Symposium: The Real Don John - Intercollegiate Studies Institute

Symposium: The Real Don John

This article is in response to “What Can Pornography Teach Us About Love?” by Michael Bradley and is part of the symposium, “Sex and the Polis: Perspectives on Marriage, Family, and Sexual Ethics.

I must confess I have never seen the movie Don Jon, and even if I had I would have nothing original to say on the matter. Between Michael Bradley’s excellent work, and that of my friend John Goerke, the virtues and vices of the film have been thoroughly and adequately dissected.

One thing I find amusingly ironic about the film is the choice of the main character’s nickname. He is given the name “Don Jon” for his skillful ability to lure countless women to his bed, but what is striking is that some few hundred years ago there was a very real person, a member of the Austrian Royal family, and his name was also Don John. Most who remember him today only do so because he was immortalized in G.K. Chesterton’s poem Lepanto, which of course, was the great naval battle between The Holy League and the Ottoman Empire, and in that battle Don John saved Europe from invasion and freed 12,000 Christian slaves.

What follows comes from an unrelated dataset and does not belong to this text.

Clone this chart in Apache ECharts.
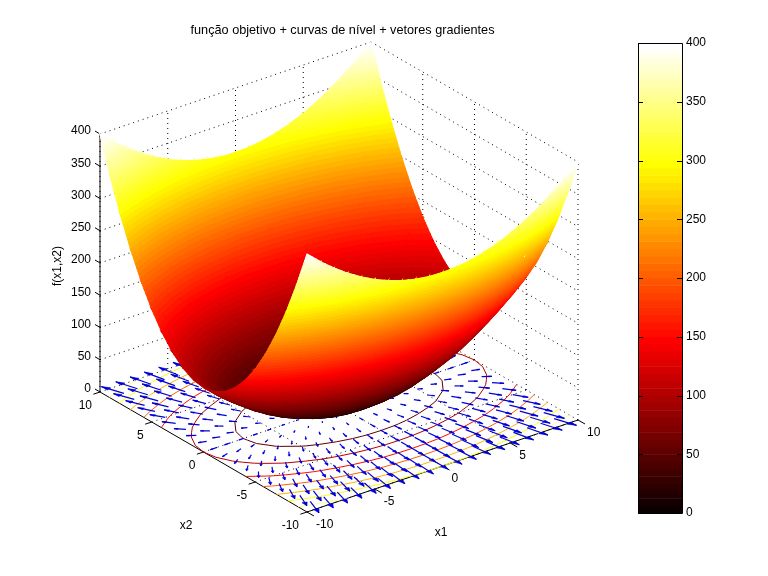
<!DOCTYPE html>
<html><head><meta charset="utf-8">
<script src="https://cdn.jsdelivr.net/npm/echarts@6/dist/echarts.min.js"></script>
<style>html,body{margin:0;background:#fff}#c{width:768px;height:576px}</style></head>
<body><div id="c"></div>
<script>
const x1Values=[-10,-9,-8,-7,-6,-5,-4,-3,-2,-1,0,1,2,3,4,5,6,7,8,9,10];
const x2Values=[-10,-9,-8,-7,-6,-5,-4,-3,-2,-1,0,1,2,3,4,5,6,7,8,9,10];
const fValues=[
[400,381,364,349,336,325,316,309,304,301,300,301,304,309,316,325,336,349,364,381,400],
[343,324,307,292,279,268,259,252,247,244,243,244,247,252,259,268,279,292,307,324,343],
[292,273,256,241,228,217,208,201,196,193,192,193,196,201,208,217,228,241,256,273,292],
[247,228,211,196,183,172,163,156,151,148,147,148,151,156,163,172,183,196,211,228,247],
[208,189,172,157,144,133,124,117,112,109,108,109,112,117,124,133,144,157,172,189,208],
[175,156,139,124,111,100,91,84,79,76,75,76,79,84,91,100,111,124,139,156,175],
[148,129,112,97,84,73,64,57,52,49,48,49,52,57,64,73,84,97,112,129,148],
[127,108,91,76,63,52,43,36,31,28,27,28,31,36,43,52,63,76,91,108,127],
[112,93,76,61,48,37,28,21,16,13,12,13,16,21,28,37,48,61,76,93,112],
[103,84,67,52,39,28,19,12,7,4,3,4,7,12,19,28,39,52,67,84,103],
[100,81,64,49,36,25,16,9,4,1,0,1,4,9,16,25,36,49,64,81,100],
[103,84,67,52,39,28,19,12,7,4,3,4,7,12,19,28,39,52,67,84,103],
[112,93,76,61,48,37,28,21,16,13,12,13,16,21,28,37,48,61,76,93,112],
[127,108,91,76,63,52,43,36,31,28,27,28,31,36,43,52,63,76,91,108,127],
[148,129,112,97,84,73,64,57,52,49,48,49,52,57,64,73,84,97,112,129,148],
[175,156,139,124,111,100,91,84,79,76,75,76,79,84,91,100,111,124,139,156,175],
[208,189,172,157,144,133,124,117,112,109,108,109,112,117,124,133,144,157,172,189,208],
[247,228,211,196,183,172,163,156,151,148,147,148,151,156,163,172,183,196,211,228,247],
[292,273,256,241,228,217,208,201,196,193,192,193,196,201,208,217,228,241,256,273,292],
[343,324,307,292,279,268,259,252,247,244,243,244,247,252,259,268,279,292,307,324,343],
[400,381,364,349,336,325,316,309,304,301,300,301,304,309,316,325,336,349,364,381,400]
];
const contourLevels=[50,100,150,200,250,300,350];
const x1Ticks=[-10,-5,0,5,10];
const x2Ticks=[-10,-5,0,5,10];
const zTicks=[0,50,100,150,200,250,300,350,400];
const titleText='função objetivo + curvas de nível + vetores gradientes';

const FONT='"Liberation Sans",Arial,sans-serif';
const ZMAX=400, NC=64;
const P=(a,b,z)=>[339+13.55*a-10.35*b, 406-4.6*a-6*b-0.645*z];
function hot(k){
  const r=Math.min(1,(k+1)/24),g=Math.max(0,Math.min(1,(k+1-24)/24)),b=Math.max(0,(k+1-48)/16);
  return 'rgb('+Math.round(r*255)+','+Math.round(g*255)+','+Math.round(b*255)+')';
}
const idx=z=>Math.max(0,Math.min(NC-1,Math.floor(z/ZMAX*NC)));
function clip(poly,lev,keepAbove){
  const out=[];
  for(let i=0;i<poly.length;i++){
    const a=poly[i],b=poly[(i+1)%poly.length];
    const ina=keepAbove?a[2]>=lev:a[2]<=lev, inb=keepAbove?b[2]>=lev:b[2]<=lev;
    if(ina)out.push(a);
    if(ina!==inb){const t=(lev-a[2])/(b[2]-a[2]);out.push([a[0]+t*(b[0]-a[0]),a[1]+t*(b[1]-a[1]),lev]);}
  }
  return out;
}
function bands(tri,api,ch){
  const zs=tri.map(v=>v[2]);
  const k0=idx(Math.min(...zs)),k1=idx(Math.max(...zs));
  for(let k=k0;k<=k1;k++){
    let p=tri;
    if(k>k0)p=clip(p,k*ZMAX/NC,true);
    if(k<k1&&p.length)p=clip(p,(k+1)*ZMAX/NC,false);
    if(p.length<3)continue;
    const c=hot(k);
    ch.push({type:'polygon',shape:{points:p.map(v=>api.coord([v[0],v[1]]))},style:{fill:c,stroke:c,lineWidth:1.1},silent:true});
  }
}
const cells=[];
for(let j=x2Values.length-2;j>=0;j--)for(let i=x1Values.length-2;i>=0;i--)cells.push([i,j]);
const V=(i,j)=>{const p=P(x1Values[i],x2Values[j],fValues[j][i]);return [p[0],p[1],fValues[j][i]];};
function surfaceItem(params,api){
  const i=api.value(0),j=api.value(1),ch=[];
  const a=V(i,j),b=V(i+1,j),c=V(i+1,j+1),d=V(i,j+1);
  bands([b,c,d],api,ch);bands([a,b,d],api,ch);
  return {type:'group',children:ch,silent:true};
}
function contourSegs(){
  const segs=[];
  contourLevels.forEach(L=>{
    for(let j=0;j<x2Values.length-1;j++)for(let i=0;i<x1Values.length-1;i++){
      const cs=[[i,j],[i+1,j],[i+1,j+1],[i,j+1]],pts=[];
      for(let e=0;e<4;e++){
        const A=cs[e],B=cs[(e+1)%4],za=fValues[A[1]][A[0]],zb=fValues[B[1]][B[0]];
        if((za<L)!==(zb<L)){const t=(L-za)/(zb-za);
          pts.push([x1Values[A[0]]+t*(x1Values[B[0]]-x1Values[A[0]]),x2Values[A[1]]+t*(x2Values[B[1]]-x2Values[A[1]])]);}
      }
      if(pts.length>=2)segs.push([pts[0][0],pts[0][1],pts[1][0],pts[1][1],L]);
    }
  });
  return segs;
}
const QS=0.028;
function quiverData(){
  const out=[],n=x1Values.length;
  for(let j=1;j<n-1;j++)for(let i=1;i<n-1;i++){
    const u=(fValues[j][i+1]-fValues[j][i-1])/(x1Values[i+1]-x1Values[i-1]);
    const v=(fValues[j+1][i]-fValues[j-1][i])/(x2Values[j+1]-x2Values[j-1]);
    out.push([x1Values[i],x2Values[j],u,v]);
  }
  return out;
}
function quiverItem(params,api){
  const x=api.value(0),y=api.value(1),u=api.value(2)*QS,v=api.value(3)*QS;
  const al=.33,be=.33,tip=[x+u,y+v];
  const L=(a,b)=>api.coord(P(a,b,0));
  const h1=[tip[0]-al*(u+be*v),tip[1]-al*(v-be*u)],h2=[tip[0]-al*(u-be*v),tip[1]-al*(v+be*u)];
  const st={stroke:'#0000d8',lineWidth:1.2,fill:null};
  return {type:'group',silent:true,children:[
    {type:'polyline',shape:{points:[L(x,y),L(tip[0],tip[1])]},style:st},
    {type:'polygon',shape:{points:[L(h1[0],h1[1]),L(tip[0],tip[1]),L(h2[0],h2[1])]},style:{fill:'#0000d8',stroke:'#0000d8',lineWidth:.6}}
  ]};
}
function seg(api,a,b,dotted,w){
  const A=api.coord(a),B=api.coord(b);
  return {type:'line',shape:{x1:A[0],y1:A[1],x2:B[0],y2:B[1]},
    style:{stroke:'#000',lineWidth:w||1,lineDash:dotted?[1,4]:null},silent:true};
}
function txt(api,p,s,align,va,rot){
  const c=api.coord(p);
  return {type:'text',x:c[0],y:c[1],rotation:rot||0,silent:true,style:{text:s,font:'12px '+FONT,fill:'#000',align:align,verticalAlign:va}};
}
function frameItem(params,api){
  const ch=[],lo=-10,hi=10;
  zTicks.forEach(z=>{ if(z>0){
    ch.push(seg(api,P(lo,hi,z),P(hi,hi,z),1),seg(api,P(hi,hi,z),P(hi,lo,z),1));}});
  x1Ticks.forEach(a=>{
    ch.push(seg(api,P(a,hi,0),P(a,hi,ZMAX),1));
    if(a>lo) ch.push(seg(api,P(a,lo,0),P(a,hi,0),1));
  });
  x2Ticks.forEach(b=>{
    ch.push(seg(api,P(hi,b,0),P(hi,b,ZMAX),1));
    ch.push(seg(api,P(lo,b,0),P(hi,b,0),1));
  });
  ch.push(seg(api,P(lo,hi,0),P(lo,hi,ZMAX)),seg(api,P(lo,lo,0),P(hi,lo,0)),seg(api,P(lo,lo,0),P(lo,hi,0)));
  zTicks.forEach(z=>{const p=P(lo,hi,z);
    ch.push(seg(api,p,[p[0]-5,p[1]-3]));
    ch.push(txt(api,[p[0]-9,p[1]-3],String(z),'right','middle'));});
  x1Ticks.forEach(a=>{const p=P(a,lo,0);
    ch.push(seg(api,p,[p[0]+7,p[1]+4]));
    ch.push(txt(api,[p[0]+9,p[1]+13],String(a),'left','middle'));});
  x2Ticks.forEach(b=>{const p=P(lo,b,0);
    ch.push(seg(api,p,[p[0]-6.6,p[1]+2.2]));
    ch.push(txt(api,[p[0]-8,p[1]+14],String(b),'right','middle'));});
  ch.push(txt(api,[441,533],'x1','center','middle'));
  ch.push(txt(api,[186,526],'x2','center','middle'));
  ch.push(txt(api,[58,266],'f(x1,x2)','center','middle',Math.PI/2));
  return {type:'group',children:ch,silent:true};
}
const barLevels=[];for(let k=0;k<NC;k++)barLevels.push(k);
const chart=echarts.init(document.getElementById('c'),null,{renderer:'canvas'});
chart.setOption({
  animation:false,backgroundColor:'#fff',
  title:{text:titleText,left:337.5,top:19,textAlign:'center',textStyle:{fontFamily:'Liberation Sans',fontSize:12.7,fontWeight:'normal',color:'#000'}},
  grid:[{left:0,top:0,width:768,height:576},{left:638,top:43,width:44,height:470}],
  xAxis:[{gridIndex:0,type:'value',min:0,max:768,show:false},{gridIndex:1,type:'value',min:0,max:1,show:false}],
  yAxis:[{gridIndex:0,type:'value',min:0,max:576,inverse:true,show:false},
    {gridIndex:1,type:'value',min:0,max:400,interval:50,position:'right',splitLine:{show:false},
      axisLine:{show:false},axisTick:{show:false},
      axisLabel:{margin:4,fontFamily:'Liberation Sans',fontSize:12,color:'#000'}}],
  series:[
    {type:'custom',name:'frame',xAxisIndex:0,yAxisIndex:0,data:[[0]],renderItem:frameItem,silent:true,clip:false,z:1},
    {type:'custom',name:'contour',xAxisIndex:0,yAxisIndex:0,data:contourSegs(),silent:true,clip:false,z:2,progressive:0,
      renderItem(p,api){
        const a=api.coord(P(api.value(0),api.value(1),0)),b=api.coord(P(api.value(2),api.value(3),0));
        return {type:'line',shape:{x1:a[0],y1:a[1],x2:b[0],y2:b[1]},style:{stroke:hot(idx(api.value(4))),lineWidth:1},silent:true};
      }},
    {type:'custom',name:'quiver',xAxisIndex:0,yAxisIndex:0,data:quiverData(),renderItem:quiverItem,silent:true,clip:false,z:3,progressive:0},
    {type:'custom',name:'surface',xAxisIndex:0,yAxisIndex:0,data:cells,renderItem:surfaceItem,silent:true,clip:false,z:4,progressive:0},
    {type:'custom',name:'colorbar',xAxisIndex:1,yAxisIndex:1,data:barLevels,silent:true,z:5,progressive:0,clip:false,
      encode:{y:0},
      renderItem(p,api){
        const k=api.value(0),a=api.coord([0,k*ZMAX/NC]),b=api.coord([1,(k+1)*ZMAX/NC]);
        return {type:'rect',shape:{x:a[0],y:b[1],width:b[0]-a[0],height:a[1]-b[1]+0.5},style:{fill:hot(k)},silent:true};
      }},
    {type:'custom',name:'colorbarTicks',xAxisIndex:1,yAxisIndex:1,data:zTicks,silent:true,z:6,clip:false,encode:{y:0},
      renderItem(p,api){
        const v=api.value(0),a=api.coord([0,v]),b=api.coord([1,v]),st={stroke:'#000',lineWidth:1};
        const y=Math.round(a[1])+0.5;
        const ch=[{type:'line',shape:{x1:a[0],y1:y,x2:a[0]+5,y2:y},style:st},{type:'line',shape:{x1:b[0]-5,y1:y,x2:b[0],y2:y},style:st}];
        if(p.dataIndex===0){
          const t=api.coord([0,ZMAX]);
          ch.push({type:'rect',shape:{x:a[0]+.5,y:t[1]+.5,width:b[0]-a[0],height:a[1]-t[1]},style:{fill:null,stroke:'#000',lineWidth:1}});
        }
        return {type:'group',children:ch,silent:true};
      }}
  ]
});
</script></body></html>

However, Chesterton’s most profound tribute to Don John is not based on anything the great man did do, but on something he didn’t. Chesterton once read a passing remark on how Don John had intended to marry Mary Queen of Scots, and Chesterton proceeded to write an essay appropriately titled “If Don John of Austria had Married Mary Queen of Scots.”

Chesterton mused on the fact that love is often the one thing that will make good men commit terrible acts. Nearly every page of history from Troy to Actium testifies to that fact. In contrast to this, Chesterton said of John and Mary that “they were made for each other; they were in fact the heroic lovers… for whom we have looked elsewhere in history in vain.”

But what made them so great? Chesterton continued to say of Don John, “he was not incapable of enjoying fear as an element in a mystery like that of love. It is exactly because love has lost that slight touch of fear, that it has become in our time so flat and flippant and vulgar; when it has not become laboriously biological, not to say bestial.”

As Michael Bradley aptly noted, the film’s Don Jon only found love when he embraced the other person for who she was – baggage and all. A grave responsibility and a frightening prospect. But acknowledging a healthy amount of fear, and appreciating its mystery, is what distinguishes Jon and John.